Function to combine h5 files to a single xdmf to visualise the swarm in paraview. Should be run after the ‘swarm_h5’ function.

fileName : Name of file the file where the swarm data is stored. timestep : timestep of the model to save fields : UW swarm variables that contain the data to save. Should be passed as a list. outputPath : Folder to save the data, can be left undefined to save in the current working directory. This directory should also contain the h5 files time : Time of the model, can be left undefined and model output will be sequential but not contain the time data.

>>>
example usage:

swarm_xdmf(fileName=’swarm’, fields=[material, strainRate], timestep=0)

---

Mesh Import

underworld3.utilities.read_medit_ascii(filename, mesh_data_name)

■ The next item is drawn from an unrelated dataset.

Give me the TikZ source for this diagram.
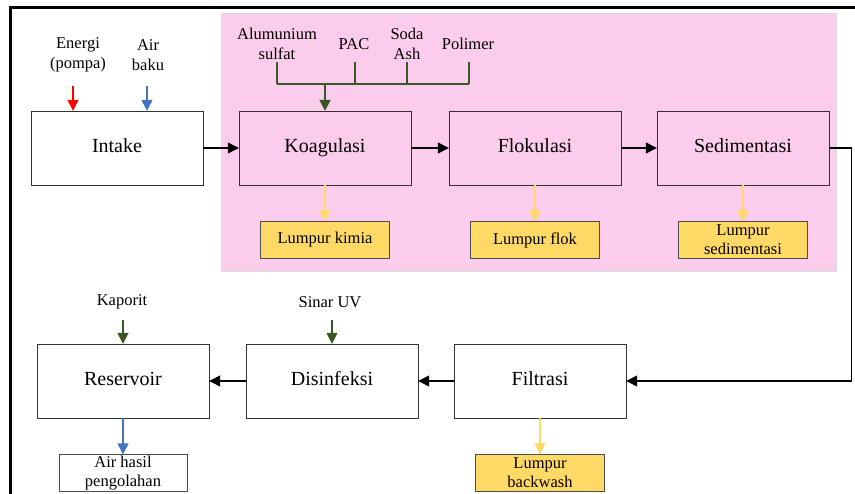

Function to read a medit mesh file in ascii format. Return mesh data and their indices if found.

underworld3.utilities.create_dmplex_from_medit(medit_file, print_info=False)

Reads a medit (.mesh) file and returns a distributed DMPlex with labels.

Development Utilities

class underworld3.utilities.CaptureStdout

Bases: UserString, redirect_stdout

Captures stdout (e.g., from print()) as a variable.

Based on contextlib.redirect_stdout, but saves the user the trouble of defining and reading from an IO stream. Useful for testing the output of functions that are supposed to print certain output.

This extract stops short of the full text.